» **ITEMS**
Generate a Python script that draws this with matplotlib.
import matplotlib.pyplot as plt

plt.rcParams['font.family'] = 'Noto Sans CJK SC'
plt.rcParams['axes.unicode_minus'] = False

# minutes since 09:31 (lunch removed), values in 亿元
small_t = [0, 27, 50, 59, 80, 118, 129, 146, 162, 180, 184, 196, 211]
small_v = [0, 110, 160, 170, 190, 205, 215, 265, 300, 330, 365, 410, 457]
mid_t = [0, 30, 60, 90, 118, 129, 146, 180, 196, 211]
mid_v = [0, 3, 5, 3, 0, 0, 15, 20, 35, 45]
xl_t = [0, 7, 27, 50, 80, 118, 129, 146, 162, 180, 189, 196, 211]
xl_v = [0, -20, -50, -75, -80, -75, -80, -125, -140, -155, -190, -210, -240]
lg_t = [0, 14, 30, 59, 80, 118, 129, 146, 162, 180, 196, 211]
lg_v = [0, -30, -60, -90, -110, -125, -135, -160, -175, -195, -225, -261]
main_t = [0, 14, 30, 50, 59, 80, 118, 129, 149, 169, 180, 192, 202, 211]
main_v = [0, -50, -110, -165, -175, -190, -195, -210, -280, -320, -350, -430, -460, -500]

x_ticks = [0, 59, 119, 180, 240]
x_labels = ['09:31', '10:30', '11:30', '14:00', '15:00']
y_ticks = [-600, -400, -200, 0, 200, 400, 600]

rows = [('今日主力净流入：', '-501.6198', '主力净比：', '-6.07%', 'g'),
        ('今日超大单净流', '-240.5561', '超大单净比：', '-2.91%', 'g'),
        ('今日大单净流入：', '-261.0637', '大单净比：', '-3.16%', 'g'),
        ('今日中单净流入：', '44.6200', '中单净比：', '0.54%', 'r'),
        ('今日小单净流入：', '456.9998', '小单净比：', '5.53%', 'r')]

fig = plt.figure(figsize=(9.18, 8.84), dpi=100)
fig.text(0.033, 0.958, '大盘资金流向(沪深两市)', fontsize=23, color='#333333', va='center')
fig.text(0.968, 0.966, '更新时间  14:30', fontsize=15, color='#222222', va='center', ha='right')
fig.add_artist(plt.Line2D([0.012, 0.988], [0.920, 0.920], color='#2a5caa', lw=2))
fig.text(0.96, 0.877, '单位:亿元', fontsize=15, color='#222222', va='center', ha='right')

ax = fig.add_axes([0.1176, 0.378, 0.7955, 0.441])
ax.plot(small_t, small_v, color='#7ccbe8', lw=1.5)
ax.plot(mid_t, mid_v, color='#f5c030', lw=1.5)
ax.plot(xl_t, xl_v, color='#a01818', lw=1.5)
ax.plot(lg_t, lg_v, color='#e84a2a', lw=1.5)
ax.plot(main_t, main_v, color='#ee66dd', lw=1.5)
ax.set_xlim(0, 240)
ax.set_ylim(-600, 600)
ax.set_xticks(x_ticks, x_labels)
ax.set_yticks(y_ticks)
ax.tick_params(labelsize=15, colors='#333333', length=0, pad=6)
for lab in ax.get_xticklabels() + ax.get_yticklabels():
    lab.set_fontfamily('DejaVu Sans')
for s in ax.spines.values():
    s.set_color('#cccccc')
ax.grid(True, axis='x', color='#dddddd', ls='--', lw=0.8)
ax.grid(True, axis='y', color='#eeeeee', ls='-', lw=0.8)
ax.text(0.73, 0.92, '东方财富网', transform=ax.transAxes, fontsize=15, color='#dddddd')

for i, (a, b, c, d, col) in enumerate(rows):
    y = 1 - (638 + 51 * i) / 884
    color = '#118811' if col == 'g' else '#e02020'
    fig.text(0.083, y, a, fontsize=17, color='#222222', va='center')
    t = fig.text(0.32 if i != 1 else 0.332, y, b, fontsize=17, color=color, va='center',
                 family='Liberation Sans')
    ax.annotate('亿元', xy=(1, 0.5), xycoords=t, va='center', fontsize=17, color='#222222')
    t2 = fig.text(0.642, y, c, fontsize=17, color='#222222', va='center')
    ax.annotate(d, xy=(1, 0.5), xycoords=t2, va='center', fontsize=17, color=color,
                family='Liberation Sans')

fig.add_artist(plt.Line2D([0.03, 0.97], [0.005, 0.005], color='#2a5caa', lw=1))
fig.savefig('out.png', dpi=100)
---
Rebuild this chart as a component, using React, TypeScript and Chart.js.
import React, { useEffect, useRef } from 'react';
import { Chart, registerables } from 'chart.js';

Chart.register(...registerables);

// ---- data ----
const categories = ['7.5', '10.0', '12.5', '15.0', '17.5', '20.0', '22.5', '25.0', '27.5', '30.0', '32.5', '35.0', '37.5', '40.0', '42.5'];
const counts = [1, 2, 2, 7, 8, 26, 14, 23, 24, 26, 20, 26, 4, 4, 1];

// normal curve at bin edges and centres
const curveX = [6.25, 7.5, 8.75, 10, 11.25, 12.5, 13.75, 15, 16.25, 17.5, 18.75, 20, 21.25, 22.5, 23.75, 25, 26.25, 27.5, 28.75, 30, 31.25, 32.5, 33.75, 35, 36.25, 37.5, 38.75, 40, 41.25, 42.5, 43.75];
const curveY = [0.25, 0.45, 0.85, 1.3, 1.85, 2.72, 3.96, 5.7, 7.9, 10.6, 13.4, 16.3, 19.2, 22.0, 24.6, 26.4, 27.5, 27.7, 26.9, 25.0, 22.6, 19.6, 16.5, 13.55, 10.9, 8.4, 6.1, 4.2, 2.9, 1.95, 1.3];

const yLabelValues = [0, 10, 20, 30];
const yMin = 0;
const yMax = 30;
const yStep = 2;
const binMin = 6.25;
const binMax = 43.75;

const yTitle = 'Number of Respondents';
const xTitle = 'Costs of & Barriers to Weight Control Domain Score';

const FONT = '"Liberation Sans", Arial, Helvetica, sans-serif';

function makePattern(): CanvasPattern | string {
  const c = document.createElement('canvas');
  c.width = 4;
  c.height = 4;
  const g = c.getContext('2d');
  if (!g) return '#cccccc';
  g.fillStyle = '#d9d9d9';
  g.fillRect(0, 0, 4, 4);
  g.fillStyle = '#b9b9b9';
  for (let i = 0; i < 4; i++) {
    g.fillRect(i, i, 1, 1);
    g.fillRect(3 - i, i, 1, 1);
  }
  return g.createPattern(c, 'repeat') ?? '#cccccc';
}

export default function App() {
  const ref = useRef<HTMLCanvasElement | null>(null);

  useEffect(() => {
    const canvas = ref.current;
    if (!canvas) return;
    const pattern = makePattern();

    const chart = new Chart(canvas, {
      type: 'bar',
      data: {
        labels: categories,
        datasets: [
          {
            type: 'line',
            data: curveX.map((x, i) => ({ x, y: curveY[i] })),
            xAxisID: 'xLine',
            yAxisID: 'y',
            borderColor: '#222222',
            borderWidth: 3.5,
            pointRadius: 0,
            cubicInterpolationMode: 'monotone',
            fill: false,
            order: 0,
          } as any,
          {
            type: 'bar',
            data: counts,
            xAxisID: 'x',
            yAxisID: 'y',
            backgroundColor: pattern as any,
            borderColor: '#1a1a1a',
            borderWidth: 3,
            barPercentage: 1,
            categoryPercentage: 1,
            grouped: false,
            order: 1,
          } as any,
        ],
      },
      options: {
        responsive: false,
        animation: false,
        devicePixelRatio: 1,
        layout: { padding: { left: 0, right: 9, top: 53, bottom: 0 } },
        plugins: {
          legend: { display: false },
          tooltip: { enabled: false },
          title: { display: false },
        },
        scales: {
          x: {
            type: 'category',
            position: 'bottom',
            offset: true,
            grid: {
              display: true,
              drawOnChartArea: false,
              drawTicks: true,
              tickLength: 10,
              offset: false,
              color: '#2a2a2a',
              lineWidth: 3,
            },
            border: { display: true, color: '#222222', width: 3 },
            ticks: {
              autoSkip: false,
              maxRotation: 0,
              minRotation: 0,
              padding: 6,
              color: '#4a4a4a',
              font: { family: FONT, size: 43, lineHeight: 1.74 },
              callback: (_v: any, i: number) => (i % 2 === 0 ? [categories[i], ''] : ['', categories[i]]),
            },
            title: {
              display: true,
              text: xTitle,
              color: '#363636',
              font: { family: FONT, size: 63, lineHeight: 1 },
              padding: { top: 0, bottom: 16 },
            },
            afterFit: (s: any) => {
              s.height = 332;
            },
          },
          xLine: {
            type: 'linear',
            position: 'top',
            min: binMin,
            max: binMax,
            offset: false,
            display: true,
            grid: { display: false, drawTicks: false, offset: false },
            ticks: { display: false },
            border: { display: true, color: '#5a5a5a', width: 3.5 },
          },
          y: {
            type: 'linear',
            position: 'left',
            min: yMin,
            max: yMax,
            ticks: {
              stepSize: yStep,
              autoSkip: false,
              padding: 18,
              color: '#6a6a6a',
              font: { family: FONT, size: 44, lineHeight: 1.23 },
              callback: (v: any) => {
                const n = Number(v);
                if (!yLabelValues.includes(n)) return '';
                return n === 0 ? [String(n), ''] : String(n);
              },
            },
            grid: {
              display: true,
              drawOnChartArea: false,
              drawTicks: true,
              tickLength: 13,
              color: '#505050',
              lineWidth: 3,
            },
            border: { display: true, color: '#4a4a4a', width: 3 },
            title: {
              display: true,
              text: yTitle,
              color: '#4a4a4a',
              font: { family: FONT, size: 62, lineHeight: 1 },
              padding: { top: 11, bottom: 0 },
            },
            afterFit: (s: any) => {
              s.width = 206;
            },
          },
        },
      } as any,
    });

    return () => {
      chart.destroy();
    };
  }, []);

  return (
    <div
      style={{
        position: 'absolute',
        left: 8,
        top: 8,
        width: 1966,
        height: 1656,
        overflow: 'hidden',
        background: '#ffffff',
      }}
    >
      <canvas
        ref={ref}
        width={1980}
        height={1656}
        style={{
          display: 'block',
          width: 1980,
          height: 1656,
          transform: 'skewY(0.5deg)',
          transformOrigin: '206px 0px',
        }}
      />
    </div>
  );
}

» **DIRECTIONS**
Keep both end lines and retype everything in the records above from the line containing "Generate a Python" through the line containing "plt.rcParams['axes.unicode_minus'] = False", exactly, with nothing else.

» **FINISHED EXERCISE**
Generate a Python script that draws this with matplotlib.
import matplotlib.pyplot as plt

plt.rcParams['font.family'] = 'Noto Sans CJK SC'
plt.rcParams['axes.unicode_minus'] = False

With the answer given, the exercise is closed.